Jakarta, FORTUNE - Bank Indonesia (BI) mempertahankan Suku Bunga Acuan atau BI-Rate di level 6,25 persen. Sedangkan untuk suku bunga deposit facility juga tetap pada level 5,50 persen, serta suku bunga lending facility tetap sebesar 7,00 persen. Hal itu tertuang pada Rapat Dewan Gubernur (RDG) periode Mei 2024.
“Keputusan ini konsisten dengan kebijakan moneter pro-stability, yaitu sebagai langkah pre-emptive dan forward looking untuk memastikan inflasi tetap terkendali dalam sasaran 2,5±1 persen pada 2024 dan 2025, termasuk efektivitas dalam menjaga aliran masuk modal asing dan stabilitas nilai tukar Rupiah,” ungkap Gubernur BI, Perry Warjiyo di Jakarta, Rabu (22/5).
Sementara itu, lanjut Perry, kebijakan makroprudensial dan sistem pembayaran juga diupayakan BI untuk tetap pro-growth dalam mendukung pertumbuhan ekonomi yang berkelanjutan.
Ekonomi RI tahan hadapi ketidakpastian global
Bank sentral memandang, ekonomi Indonesia tetap berdaya tahan di tengah tingginya ketidakpastian global. Pertumbuhan ekonomi triwulan I 2024 tercatat 5,11 persen (yoy), meningkat dibandingkan dengan pertumbuhan pada triwulan sebelumnya sebesar 5,04 persen (yoy).
“Perkembangan ini didukung oleh permintaan domestik,” kata Perry.
Untuk konsumsi swasta dan Pemerintah juga terus membaik didorong oleh dampak positif pelaksanaan Pemilu 2024 dan hari libur nasional terkait dengan Hari Besar Keagamaan Nasional. Investasi tumbuh baik, terutama ditopang oleh investasi bangunan seiring berlanjutnya pembangunan infrastruktur.
Nilai tukar Rupiah secara bulanan hingga 21 Mei 2024 juga kembali menguat 1,66 persen point to point (ptp), setelah pada April 2024 melemah 2,49 persen (ptp).
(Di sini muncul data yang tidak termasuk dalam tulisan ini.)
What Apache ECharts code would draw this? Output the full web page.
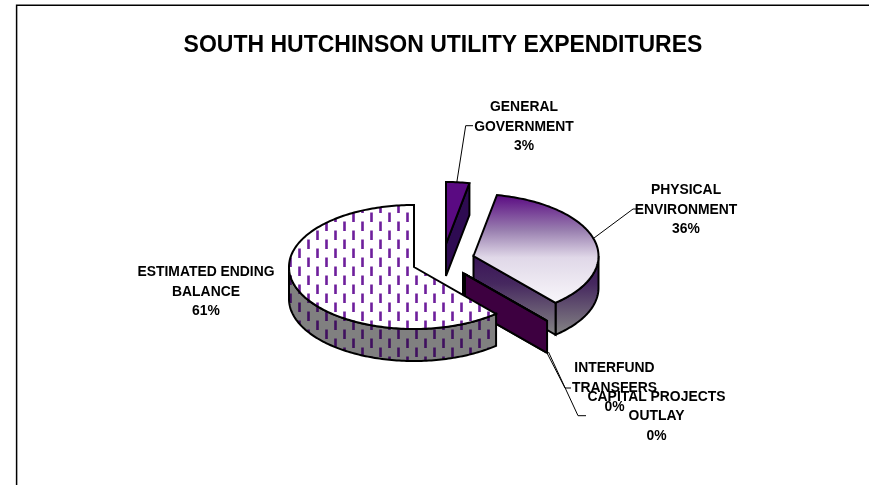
<!DOCTYPE html>
<html>
<head>
<meta charset="utf-8">
<title>South Hutchinson Utility Expenditures</title>
<script src="https://cdn.jsdelivr.net/npm/echarts@6/dist/echarts.min.js"></script>
<style>
html, body { margin: 0; padding: 0; background: #fff; }
#main { width: 869px; height: 485px; }
</style>
</head>
<body>
<div id="main"></div>
<script type="text/javascript">
var chartTitle = 'SOUTH HUTCHINSON UTILITY EXPENDITURES';
var categories = ['GENERAL\nGOVERNMENT', 'PHYSICAL\nENVIRONMENT', 'INTERFUND\nTRANSFERS', 'CAPITAL PROJECTS\nOUTLAY', 'ESTIMATED ENDING\nBALANCE'];
// labels show these rounded, the unrounded split is estimated from the cut angles
var percents = [3, 35.6, 0, 0, 61.4];

// layout of the fake 3d pie, in pixels
var center = [414, 267];
var rx = 125, ry = 62, depth = 32;
var explode = [[32, -23], [59.5, -11], [49, 6], [51, 7.1], [0, 0]];
var labelPos = [[524, 127], [686, 210], [614.5, 388], [656.5, 416.5], [206, 292]];
var leaders = [
    [[456.7, 183], [465.7, 125.7], [473, 125.7]],
    [[594, 238], [633, 209], [637, 209]],
    [[546.5, 352], [565, 388], [571, 388]],
    [[548.5, 352], [578, 415.7], [586, 415.7]],
    null
];
var drawOrder = [1, 0, 2, 3, 4];

function dashPattern(bg, dash) {
    var c = document.createElement('canvas');
    c.width = 18; c.height = 18;
    var ctx = c.getContext('2d');
    ctx.fillStyle = bg;
    ctx.fillRect(0, 0, 18, 18);
    ctx.fillStyle = dash;
    ctx.fillRect(1.2, 5.5, 2.6, 9.5);
    ctx.fillRect(10.2, 14.5, 2.6, 3.5);
    ctx.fillRect(10.2, 0, 2.6, 6);
    return { image: c, repeat: 'repeat' };
}

function grad(y1, y2, stops) {
    return new echarts.graphic.LinearGradient(0, y1, 0, y2, stops.map(function (s) {
        return { offset: s[0], color: s[1] };
    }), true);
}

var cy = center[1];
var wallStops = [[0, '#3a1458'], [0.35, '#46285f'], [1, '#858585']];
var sliceStyle = [
    { top: '#5a0a82', cut: '#2e0b52', wall: '#2e0b52' },
    {
        top: grad(cy - 72, cy + 36, [[0, '#5a0a82'], [0.33, '#9a80b0'], [0.58, '#e0d8e8'], [1, '#f8f6fa']]),
        cut: grad(cy - 11, cy + 68, wallStops),
        wall: grad(cy - 11, cy + 68, wallStops)
    },
    { top: '#3d0040', cut: '#3d0040', wall: '#3d0040' },
    { top: '#3d0040', cut: '#3d0040', wall: '#3d0040' },
    { top: dashPattern('#ffffff', '#6e1f9c'), cut: '#808080', wall: dashPattern('#808080', '#40105f') }
];

// clockwise angles from north, from the values
var starts = [], ends = [];
var total = percents.reduce(function (a, b) { return a + b; }, 0);
var acc = 0;
percents.forEach(function (v) {
    starts.push(acc / total * 2 * Math.PI);
    acc += v;
    ends.push(acc / total * 2 * Math.PI);
});

function rim(ox, oy, a) {
    return [ox + rx * Math.sin(a), oy - ry * Math.cos(a)];
}

function arcPoints(ox, oy, a1, a2) {
    var pts = [];
    var n = Math.max(1, Math.ceil((a2 - a1) / 0.02));
    for (var i = 0; i <= n; i++) {
        pts.push(rim(ox, oy, a1 + (a2 - a1) * i / n));
    }
    return pts;
}

function face(points, fill) {
    return {
        type: 'polygon',
        shape: { points: points },
        style: { fill: fill, stroke: '#000', lineWidth: 2, lineJoin: 'miter', miterLimit: 3 }
    };
}

function cutWall(ox, oy, a, fill) {
    var p = rim(ox, oy, a);
    return face([[ox, oy], p, [p[0], p[1] + depth], [ox, oy + depth]], fill);
}

function renderSlice(params) {
    var i = drawOrder[params.dataIndex];
    var ox = center[0] + explode[i][0], oy = center[1] + explode[i][1];
    var a1 = starts[i], a2 = ends[i], st = sliceStyle[i];
    var children = [];

    // outer wall, only the front half of the rim shows
    var w1 = Math.max(a1, Math.PI / 2), w2 = Math.min(a2, Math.PI * 1.5);
    if (w2 > w1) {
        var upper = arcPoints(ox, oy, w1, w2);
        var lower = upper.map(function (p) { return [p[0], p[1] + depth]; }).reverse();
        children.push(face(upper.concat(lower), st.wall));
    }
    if (Math.sin(a1) < -1e-6) children.push(cutWall(ox, oy, a1, st.cut));
    if (Math.sin(a2) > 1e-6) children.push(cutWall(ox, oy, a2, st.cut));

    children.push(face([[ox, oy]].concat(arcPoints(ox, oy, a1, a2)), st.top));
    return { type: 'group', children: children };
}

function renderLabel(params) {
    var i = params.dataIndex;
    var children = [{
        type: 'text',
        style: {
            text: categories[i] + '\n' + Math.round(percents[i]) + '%',
            x: labelPos[i][0],
            y: labelPos[i][1],
            align: 'center',
            verticalAlign: 'middle',
            fill: '#000',
            font: 'bold 13.9px "Liberation Sans", Arial, sans-serif',
            lineHeight: 19.4
        }
    }];
    if (leaders[i]) {
        children.unshift({
            type: 'polyline',
            shape: { points: leaders[i] },
            style: { fill: null, stroke: '#000', lineWidth: 1 }
        });
    }
    return { type: 'group', children: children };
}

var chart = echarts.init(document.getElementById('main'), null, { renderer: 'canvas' });

var option = {
    animation: false,
    backgroundColor: '#fff',
    title: {
        text: chartTitle,
        left: 438,
        top: 29,
        textAlign: 'center',
        textStyle: {
            fontFamily: '"Liberation Sans", Arial, sans-serif',
            fontWeight: 'bold',
            fontSize: 23,
            color: '#000'
        }
    },
    graphic: [{
        type: 'polyline',
        shape: { points: [[16.6, 485], [16.6, 5.3], [869, 5.3]] },
        style: { fill: null, stroke: '#000', lineWidth: 1.5 }
    }],
    series: [{
        type: 'custom',
        coordinateSystem: 'none',
        renderItem: renderSlice,
        data: drawOrder,
        silent: true,
        z: 2
    }, {
        type: 'custom',
        coordinateSystem: 'none',
        renderItem: renderLabel,
        data: percents,
        silent: true,
        z: 3
    }]
};

chart.setOption(option);
</script>
</body>
</html>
Perry yakin, penguatan nilai tukar Rupiah didorong oleh dampak positif respons bauran kebijakan moneter BI yang menaikan suku bunga acuan pada April 2024. Bahkan respons kebijakan ini disinyalir mendorong aliran masuk modal asing, terutama ke Surat Berharga Negara (SBN) dan Sekuritas Rupiah Bank Indonesia (SRBI), sebesar US$4,2 miliar hingga 20 Mei 2024.
BI perkirakan bunga acuan The Fed turun di akhir 2024
Meski demikian, BI tetap memperhatikan ketidakpastian pasar keuangan global di tengah prospek perekonomian Amerika Serikat (AS) yang kuat. Perry memandang, ekonomi AS tumbuh kuat ditopang oleh perbaikan permintaan domestik, termasuk fiskal akomodatif, dan kenaikan ekspor.
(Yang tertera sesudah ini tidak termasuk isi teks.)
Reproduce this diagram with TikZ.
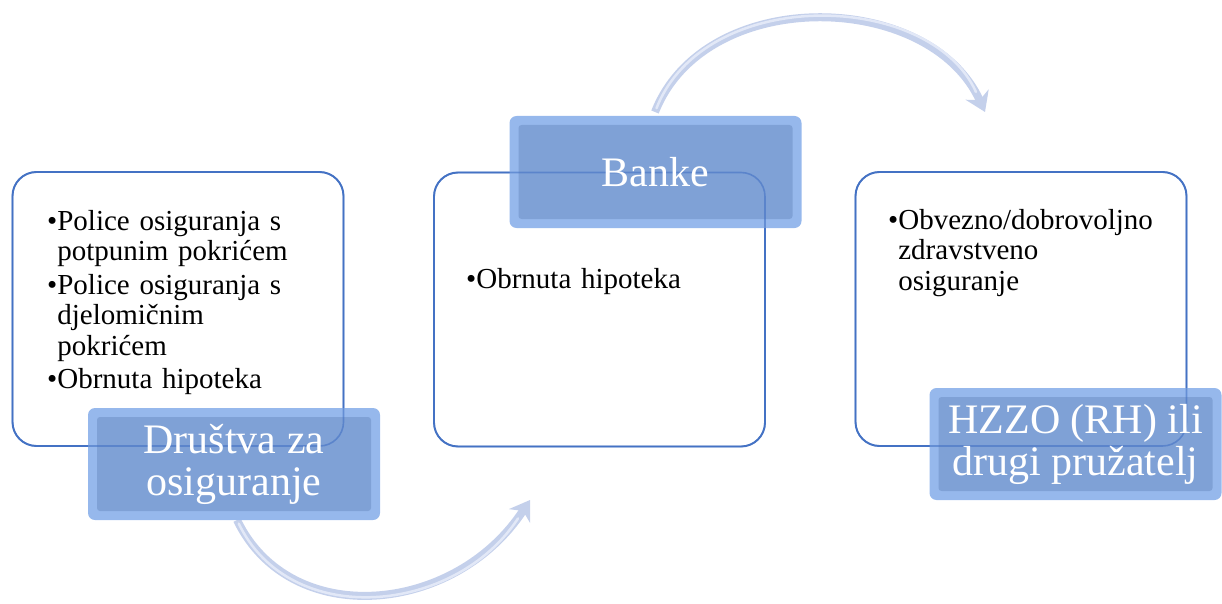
\documentclass[tikz,border=0pt]{standalone}
\usepackage{fontspec}
\setmainfont{Liberation Serif}
\usetikzlibrary{arrows.meta}
\definecolor{boxline}{RGB}{68,114,196}
\definecolor{bluebevel}{RGB}{150,184,236}
\definecolor{blueface}{RGB}{127,161,214}
\definecolor{arrowc}{RGB}{196,208,235}
\definecolor{arrowhl}{RGB}{226,232,247}
\begin{document}
\begin{tikzpicture}[x=1pt,y=-1pt,
  whitebox/.style={draw=boxline, line width=1.9pt, fill=white, rounded corners=24pt,
    minimum width=331pt, minimum height=274pt, inner sep=0pt, outer sep=0pt},
  bluebox/.style={fill=bluebevel, rounded corners=7pt, minimum width=292pt,
    minimum height=112pt, inner sep=0pt, outer sep=0pt,
    path picture={\fill[blueface, rounded corners=3pt]
      ([xshift=9pt,yshift=-9pt]path picture bounding box.north west) rectangle
      ([xshift=-9pt,yshift=9pt]path picture bounding box.south east);}},
  seeline/.style={draw=boxline, line width=1.6pt, draw opacity=0.6, rounded corners=24pt},
  bluetext/.style={text=white, align=center, font=\fontsize{42}{42}\selectfont, inner sep=0pt},
  listtext/.style={anchor=base west, text width=310pt, align=left, inner sep=0pt,
    font=\fontsize{29}{30.5}\selectfont},
  flowarrow/.style={draw=arrowc, line width=8pt,
    -{Stealth[length=19pt,width=25pt,inset=6pt]}},
  flowhl/.style={draw=arrowhl, line width=2.5pt, line cap=round}
]
\useasboundingbox (0,0) rectangle (1222,604);

% arrows (behind the boxes)
\coordinate (a1s) at (237,520);
\coordinate (a1e) at (530,500);
\coordinate (a2s) at (655,112);
\coordinate (a2e) at (985,112);
\draw[flowarrow] (a1s) .. controls (290,630) and (455,615) .. (a1e);
\draw[flowhl, shorten >=22pt, shorten <=4pt] (a1s) .. controls (290,630) and (455,615) .. (a1e);
\draw[flowarrow] (a2s) .. controls (705,-15) and (930,-10) .. (a2e);
\draw[flowhl, shorten >=22pt, shorten <=4pt] (a2s) .. controls (705,-15) and (930,-10) .. (a2e);

% white boxes
\node[whitebox] (w1) at (178,309) {};
\node[whitebox] (w2) at (599.5,309.5) {};
\node[whitebox] (w3) at (1021,309) {};

% blue label boxes
\node[bluebox] (b1) at (234,464) {};
\node[bluebox] (b2) at (655.5,172) {};
\node[bluebox] (b3) at (1075.5,444) {};

% white box borders seen through the blue boxes
\draw[seeline] (w1.north west) rectangle (w1.south east);
\draw[seeline] (w2.north west) rectangle (w2.south east);
\draw[seeline] (w3.north west) rectangle (w3.south east);

% labels
\node[bluetext] (t1) at (b1.center) {Društva za\\osiguranje};
\node[bluetext] (t2) at (b2.center) {Banke};
\node[bluetext] (t3) at (b3.center) {HZZO (RH) ili\\drugi pružatelj};

% lists
\node[listtext] (l1) at (47,230) {\textbullet Police osiguranja s\\
  \hphantom{\textbullet}potpunim pokrićem\\[3pt]
  \textbullet Police osiguranja s\\
  \hphantom{\textbullet}djelomičnim\\
  \hphantom{\textbullet}pokrićem\\[3pt]
  \textbullet Obrnuta hipoteka};
\node[listtext] (l2) at (466,288) {\textbullet Obrnuta hipoteka};
\node[listtext] (l3) at (888,229) {\textbullet Obvezno/dobrovoljno\\
  \hphantom{\textbullet}zdravstveno\\
  \hphantom{\textbullet}osiguranje};
\end{tikzpicture}
\end{document}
“Inflasi AS pada April 2024 tetap tinggi sejalan dengan pertumbuhan ekonomi AS yang kuat tersebut, meski melambat dibandingkan dengan inflasi Maret 2024. Perkembangan inflasi ini meningkatkan kemungkinan penurunan Fed Funds Rate (FFR) pada akhir tahun 2024,” ungkap Perry.
Pada saat bersamaan, risiko memburuknya ketegangan geopolitik sejak akhir April 2024 diniali tidak akan berlanjut. Berbagai kondisi ini berdampak positif pada tertahannya penguatan dolar AS secara global dan menurunnya yield US Treasury dibandingkan dengan kondisi pada pertengahan April 2024, meski masih berada pada level yang tinggi.
“Aliran modal ke negara berkembang kembali terjadi dan mengurangi tekanan terhadap nilai tukarnya,” katanya.
Ke depan, lanjut Perry, risiko terkait arah penurunan FFR dan dinamika ketegangan geopolitik global tetap perlu dicermati karena dapat kembali mendorong kenaikan ketidakpastian pasar keuangan global. Kondisi ini baginya memerlukan respons kebijakan yang kuat untuk memitigasi dampak negatif dari rambatan ketidakpastian global tersebut terhadap perekonomian di negara-negara berkembang, termasuk Indonesia.